Amazon recently announced the general availability of Athena 2, which contains a bunch of performance improvements and features.

As part of our release process, we query all of our Cloudtrail logs to ensure that no secrets were modified unexpectedly. But Cloudtrail has hundreds of thousands of tiny JSON files, and querying them with Athena takes forever. This is because under the hood Athena has to fetch each file from S3. This takes 20-30 minutes to run, and hurts the developer experience.

Worse than taking forever, it frequently throws an error of Query exhausted resources at this scale factor. The documentation suggests this is because our query uses more resources than planned. While you can typically get this error to go away if you run the same query a few more times, you only encounter the error after 15 minutes. It’s a huge waste of time.

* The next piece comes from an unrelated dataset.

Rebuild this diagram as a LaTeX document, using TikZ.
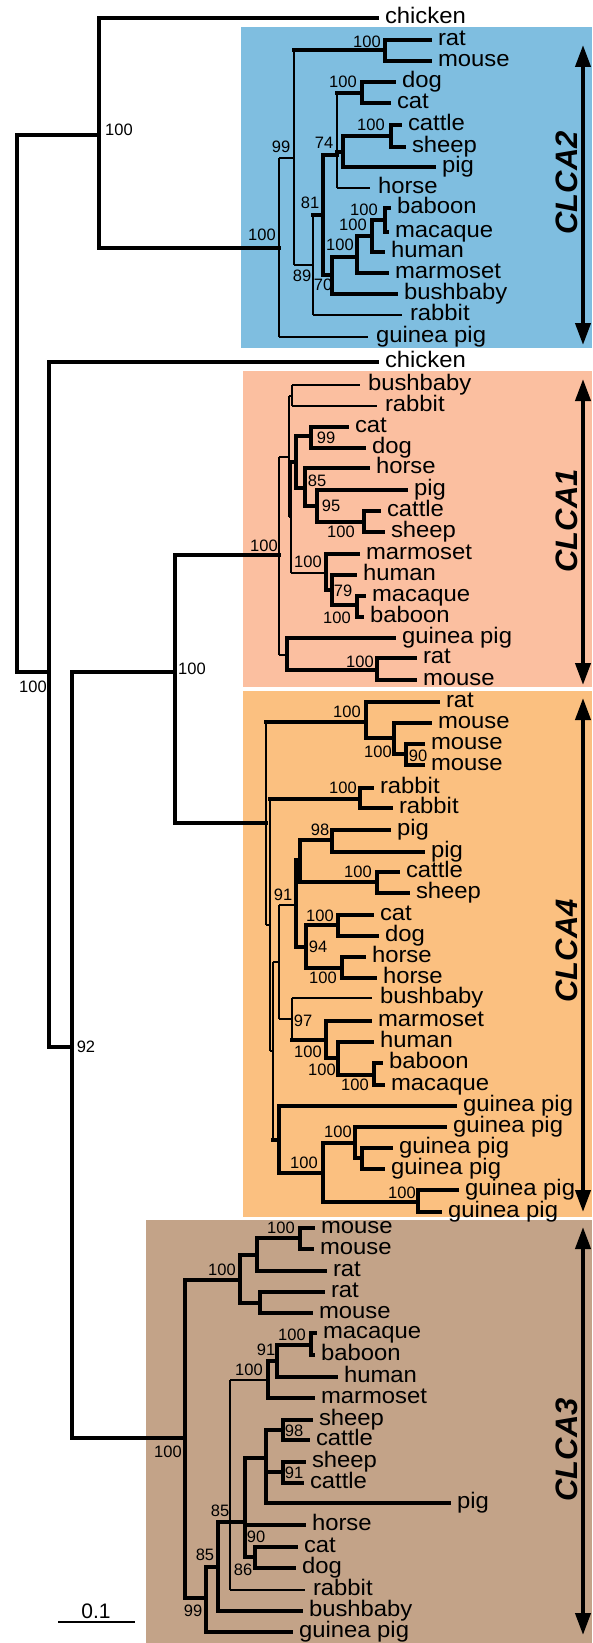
\documentclass[tikz,border=0pt]{standalone}
\usepackage{fontspec}
\setmainfont{Liberation Sans}
\newfontfamily\leaffont{Liberation Sans}[FakeStretch=1.06]
\usetikzlibrary{arrows.meta}
\definecolor{boxblue}{HTML}{7FBEE0}
\definecolor{boxsalmon}{HTML}{FBBFA0}
\definecolor{boxorange}{HTML}{FBC080}
\definecolor{boxtan}{HTML}{C3A388}
\tikzset{
  heavy/.style={line width=4.5pt,line cap=rect},
  light/.style={line width=1.1pt},
  leaf/.style={anchor=west,inner xsep=8pt,inner ysep=0pt,outer sep=0pt,
    text height=11.5pt,text depth=0pt,font=\leaffont\fontsize{22.5}{22.5}\selectfont},
  support/.style={inner sep=0pt,font=\fontsize{16.5}{16.5}\selectfont},
  clade/.style={rotate=90,inner sep=0pt,
    font=\fontsize{31}{31}\selectfont\bfseries\itshape},
  span/.style={line width=4pt,
    {Triangle[length=22pt,width=15pt]}-{Triangle[length=22pt,width=15pt]}}
}

\begin{document}
\begin{tikzpicture}[x=1pt,y=-1pt]
  \useasboundingbox (0,0) rectangle (592,1643);
  % clade boxes
  \fill[boxblue] (241,27) rectangle (592,348);
  \fill[boxsalmon] (243,371) rectangle (592,687);
  \fill[boxorange] (243,691) rectangle (592,1217);
  \fill[boxtan] (146,1220) rectangle (592,1643);

  % internal nodes
  \foreach \n/\x/\y in {root/17/400, n1/99/135, nA/49/672, nB/72/1047, nC/175/672,
      c2r/279/248, c2a/294/158, c2rm/385/50, c2b/313/265, c2c/323/215, c2d/337/155,
      c2dc/362/93, c2e/343/152, c2cs/391/136, c2f/332/275, c2g/357/257, c2h/372/236,
      c2bm/385/220,
      c1r/279/555, c1a/289/457, c1br/292/396, c1b/291/517, c1c/296/462, c1cd/311/436,
      c1d/305/488, c1e/317/506, c1cs/364/522, c1f/326/573, c1g/332/590, c1bm/357/605,
      c1h/287/655, c1rm/377/670,
      c4r/266/823, c4a/366/722, c4b/394/738, c4mm/406/754, c4c/270/925, c4rab/360/799,
      c4d/273/1051, c4e/279/962, c4f/296/905, c4g/300/860, c4pig/332/840, c4cs/377/882,
      c4h/306/947, c4cd/338/925, c4hh/342/968, c4i/292/1019, c4j/326/1040, c4k/338/1058,
      c4bm/374/1075, c4l/279/1140, c4m/323/1173, c4n/355/1143, c4o/362/1158, c4p/418/1202,
      c3r/185/1438, c3a/240/1280, c3b/257/1255, c3mm/300/1238, c3c/260/1303,
      c3d/206/1598, c3e/218/1567, c3f/230/1522, c3g/268/1380, c3h/277/1361,
      c3bm/311/1345, c3i/245/1522, c3j/266/1458, c3k/283/1430, c3l/283/1472,
      c3cd/255/1557}
    \coordinate (\n) at (\x,\y);

  % leaves
  \foreach \n/\x/\y/\t in {l1/377/18/chicken,
      l2/430/40/rat, l3/430/61/mouse, l4/394/82/dog, l5/389/103/cat, l6/400/125/cattle,
      l7/404/147/sheep, l8/434/167/pig, l9/370/188/horse, l10/389/208/baboon,
      l11/387/232/macaque, l12/383/252/human, l13/387/273/marmoset, l14/396/294/bushbaby,
      l15/402/315/rabbit, l16/368/337/guinea pig,
      l17/377/362/chicken,
      l18/360/385/bushbaby, l19/377/406/rabbit, l20/347/427/cat, l21/364/448/dog,
      l22/368/468/horse, l23/406/490/pig, l24/379/511/cattle, l25/383/532/sheep,
      l26/358/554/marmoset, l27/355/575/human, l28/364/596/macaque, l29/362/617/baboon,
      l30/394/638/guinea pig, l31/415/658/rat, l32/415/680/mouse,
      l33/438/702/rat, l34/430/723/mouse, l35/423/744/mouse, l36/423/765/mouse,
      l37/372/788/rabbit, l38/391/808/rabbit, l39/389/830/pig, l40/423/852/pig,
      l41/398/872/cattle, l42/408/893/sheep, l43/372/915/cat, l44/377/936/dog,
      l45/364/957/horse, l46/375/978/horse, l47/372/998/bushbaby, l48/370/1021/marmoset,
      l49/372/1042/human, l50/381/1063/baboon, l51/383/1085/macaque,
      l52/455/1106/guinea pig, l53/445/1127/guinea pig, l54/391/1148/guinea pig,
      l55/383/1169/guinea pig, l56/457/1190/guinea pig, l57/440/1212/guinea pig,
      l58/313/1228/mouse, l59/312/1249/mouse, l60/325/1271/rat, l61/323/1292/rat,
      l62/311/1313/mouse, l63/315/1333/macaque, l64/313/1355/baboon, l65/336/1377/human,
      l66/313/1398/marmoset, l67/311/1420/sheep, l68/308/1440/cattle, l69/304/1462/sheep,
      l70/302/1483/cattle, l71/449/1503/pig, l72/304/1525/horse, l73/296/1547/cat,
      l74/294/1568/dog, l75/305/1590/rabbit, l76/301/1611/bushbaby,
      l77/291/1632/guinea pig}
    \node[leaf] (\n) at (\x,\y) {\t};

  % branches: parent/child/vertical style/horizontal style
  \foreach \p/\c/\v/\h in {root/n1/heavy/heavy, root/nA/heavy/heavy,
      n1/l1/heavy/heavy, n1/c2r/heavy/heavy, nA/l17/heavy/heavy, nA/nB/heavy/heavy,
      nB/nC/heavy/heavy, nB/c3r/heavy/heavy, nC/c1r/heavy/heavy, nC/c4r/heavy/heavy,
      c2r/c2a/light/light, c2r/l16/light/light, c2a/c2rm/light/heavy, c2a/c2b/light/light,
      c2rm/l2/heavy/heavy, c2rm/l3/heavy/heavy, c2b/c2c/light/heavy, c2b/l15/light/light,
      c2c/c2d/heavy/heavy, c2c/c2f/heavy/heavy, c2d/c2dc/light/heavy, c2d/c2e/light/heavy,
      c2d/l9/light/light, c2dc/l4/heavy/heavy, c2dc/l5/heavy/heavy, c2e/c2cs/heavy/heavy,
      c2e/l8/heavy/heavy, c2cs/l6/heavy/heavy, c2cs/l7/heavy/heavy, c2f/c2g/heavy/heavy,
      c2f/l14/heavy/heavy, c2g/c2h/heavy/heavy, c2g/l13/heavy/heavy, c2h/c2bm/heavy/heavy,
      c2h/l12/heavy/heavy, c2bm/l10/heavy/heavy, c2bm/l11/heavy/heavy,
      c1r/c1a/light/light, c1r/c1h/light/light, c1a/c1br/light/light, c1a/c1b/light/light,
      c1br/l18/light/light, c1br/l19/light/light, c1b/c1c/light/heavy, c1b/c1f/light/light,
      c1c/c1cd/heavy/heavy, c1c/c1d/heavy/heavy, c1cd/l20/heavy/heavy, c1cd/l21/heavy/heavy,
      c1d/l22/heavy/heavy, c1d/c1e/heavy/heavy, c1e/l23/heavy/heavy, c1e/c1cs/heavy/heavy,
      c1cs/l24/heavy/heavy, c1cs/l25/heavy/heavy, c1f/l26/heavy/heavy, c1f/c1g/heavy/heavy,
      c1g/l27/heavy/heavy, c1g/c1bm/heavy/heavy, c1bm/l28/heavy/heavy, c1bm/l29/heavy/heavy,
      c1h/l30/heavy/heavy, c1h/c1rm/heavy/heavy, c1rm/l31/heavy/heavy, c1rm/l32/heavy/heavy,
      c4r/c4a/light/heavy, c4r/c4c/light/light, c4a/l33/heavy/heavy, c4a/c4b/heavy/heavy,
      c4b/l34/heavy/heavy, c4b/c4mm/heavy/heavy, c4mm/l35/heavy/heavy, c4mm/l36/heavy/heavy,
      c4c/c4rab/light/heavy, c4c/c4d/light/light, c4rab/l37/heavy/heavy, c4rab/l38/heavy/heavy,
      c4d/c4e/light/light, c4d/c4l/light/heavy, c4e/c4f/light/light, c4e/c4i/light/light,
      c4f/c4g/heavy/heavy, c4f/c4h/heavy/heavy, c4g/c4pig/heavy/heavy, c4g/c4cs/heavy/heavy,
      c4pig/l39/heavy/heavy, c4pig/l40/heavy/heavy, c4cs/l41/heavy/heavy, c4cs/l42/heavy/heavy,
      c4h/c4cd/heavy/heavy, c4h/c4hh/heavy/heavy, c4cd/l43/heavy/heavy, c4cd/l44/heavy/heavy,
      c4hh/l45/heavy/heavy, c4hh/l46/heavy/heavy, c4i/l47/light/light, c4i/c4j/light/heavy,
      c4j/l48/heavy/heavy, c4j/c4k/heavy/heavy, c4k/l49/heavy/heavy, c4k/c4bm/heavy/heavy,
      c4bm/l50/heavy/heavy, c4bm/l51/heavy/heavy, c4l/l52/heavy/heavy, c4l/c4m/heavy/heavy,
      c4m/c4n/heavy/heavy, c4m/c4p/heavy/heavy, c4n/l53/heavy/heavy, c4n/c4o/heavy/heavy,
      c4o/l54/heavy/heavy, c4o/l55/heavy/heavy, c4p/l56/heavy/heavy, c4p/l57/heavy/heavy,
      c3r/c3a/heavy/heavy, c3r/c3d/heavy/heavy, c3a/c3b/heavy/heavy, c3a/c3c/heavy/heavy,
      c3b/c3mm/heavy/heavy, c3b/l60/heavy/heavy, c3mm/l58/heavy/heavy, c3mm/l59/heavy/heavy,
      c3c/l61/heavy/heavy, c3c/l62/heavy/heavy, c3d/c3e/heavy/heavy, c3d/l77/heavy/heavy,
      c3e/c3f/heavy/heavy, c3e/l76/heavy/heavy, c3f/c3g/light/light, c3f/c3i/light/heavy,
      c3f/l75/light/light, c3g/c3h/heavy/heavy, c3g/l66/heavy/heavy, c3h/c3bm/heavy/heavy,
      c3h/l65/heavy/heavy, c3bm/l63/heavy/heavy, c3bm/l64/heavy/heavy, c3i/c3j/heavy/heavy,
      c3i/l72/heavy/heavy, c3i/c3cd/heavy/heavy, c3j/c3k/heavy/heavy, c3j/c3l/heavy/heavy,
      c3j/l71/heavy/heavy, c3k/l67/heavy/heavy, c3k/l68/heavy/heavy, c3l/l69/heavy/heavy,
      c3l/l70/heavy/heavy, c3cd/l73/heavy/heavy, c3cd/l74/heavy/heavy} {
    \draw[\v] (\p) -- (\p |- \c);
    \draw[\h] (\p |- \c) -- (\c);
  }

  % bootstrap values
  \foreach \n/\x/\y/\t in {b1/119/130/100, b2/33/687/100, b3/86/1047/92, b4/192/669/100,
      b5/262/235/100, b6/281/147/99, b7/302/276/89, b8/310/203/81, b9/324/143/74,
      b10/343/82/100, b11/371/125/100, b12/367/42/100, b13/323/285/70, b14/340/245/100,
      b15/353/225/100, b16/364/210/100,
      b17/264/546/100, b18/326/438/99, b19/317/481/85, b20/331/506/95, b21/341/532/100,
      b22/308/562/100, b23/343/591/79, b24/337/618/100, b25/360/662/100,
      b26/347/712/100, b27/378/752/100, b28/418/756/90, b29/343/788/100, b30/320/830/98,
      b31/358/872/100, b32/283/895/91, b33/320/916/100, b34/318/947/94, b35/323/978/100,
      b36/303/1021/97, b37/308/1052/100, b38/322/1070/100, b39/355/1085/100,
      b40/338/1132/100, b41/304/1163/100, b42/402/1193/100,
      b43/168/1452/100, b44/222/1270/100, b45/281/1228/100, b46/292/1335/100,
      b47/266/1350/91, b48/249/1370/100, b49/294/1431/98, b50/294/1473/91,
      b51/220/1511/85, b52/256/1537/90, b53/205/1555/85, b54/243/1570/86, b55/193/1611/99}
    \node[support] (\n) at (\x,\y) {\t};

  % clade spans
  \foreach \n/\top/\bot/\y/\t in {two/45/345/183/CLCA2, one/379/685/521/CLCA1,
      four/698/1212/951/CLCA4, three/1227/1635/1450/CLCA3} {
    \coordinate (\n top) at (583,\top);
    \coordinate (\n bot) at (583,\bot);
    \draw[span] (\n top) -- (\n bot);
    \node[clade] (\n lab) at (567,\y) {\t};
  }

  % scale bar
  \node[support,font=\fontsize{21}{21}\selectfont] (scale) at (96,1611) {0.1};
  \coordinate (sbl) at (58,1622);
  \coordinate (sbr) at (135,1622);
  \draw[line width=2pt] (sbl) -- (sbr);
\end{tikzpicture}
\end{document}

To fix this, every night we combine all tiny Cloudtrail files into a single large file. This file is about 900 MB of raw data but compresses down to only 60 MB. We instead build our Athena schema over these compressed daily Cloudtrail files and query them instead. This reduces the query time to only 3-4 minutes or so.

This worked great on Athena 1. But on Athena 2, we started seeing errors like this:

Your query has the following error(s):
HIVE_BAD_DATA: Line too long in text file: s3://xxx/rollup/dt=20190622/data.json.gz
This query ran against the "default" database, unless qualified by the query.
Please post the error message on our forum or contact customer support with Query Id: aaa8d916-xxxx-yyyy-zzzz-000000000000.

Contrary to the error message, none of the lines in the file are too long. They are at most about 2kb. There seems to be a bug in the AWS-provided Cloudtrail parser that treats the whole file as a single line which violates some hidden cap on line-length.

Some sleuthing of the Presto source code (which Athena is based on) shows that there is a default line length of 100 MB. Now, we split the consolidated Cloudtrail log into 100 MB chunks and query those instead.

This works out fine. But it’s a pain and a waste of time to do this.

Athena has a cap on the total number of partitions you can have in a table. We used to consume only one partition per day, but this change ups it to 9 per day (and growing with data growth). Since the cap is 20,000, we’re still well within quota.

I’m hoping that AWS will fix this bug soon. Everything about it is needlessly annoying.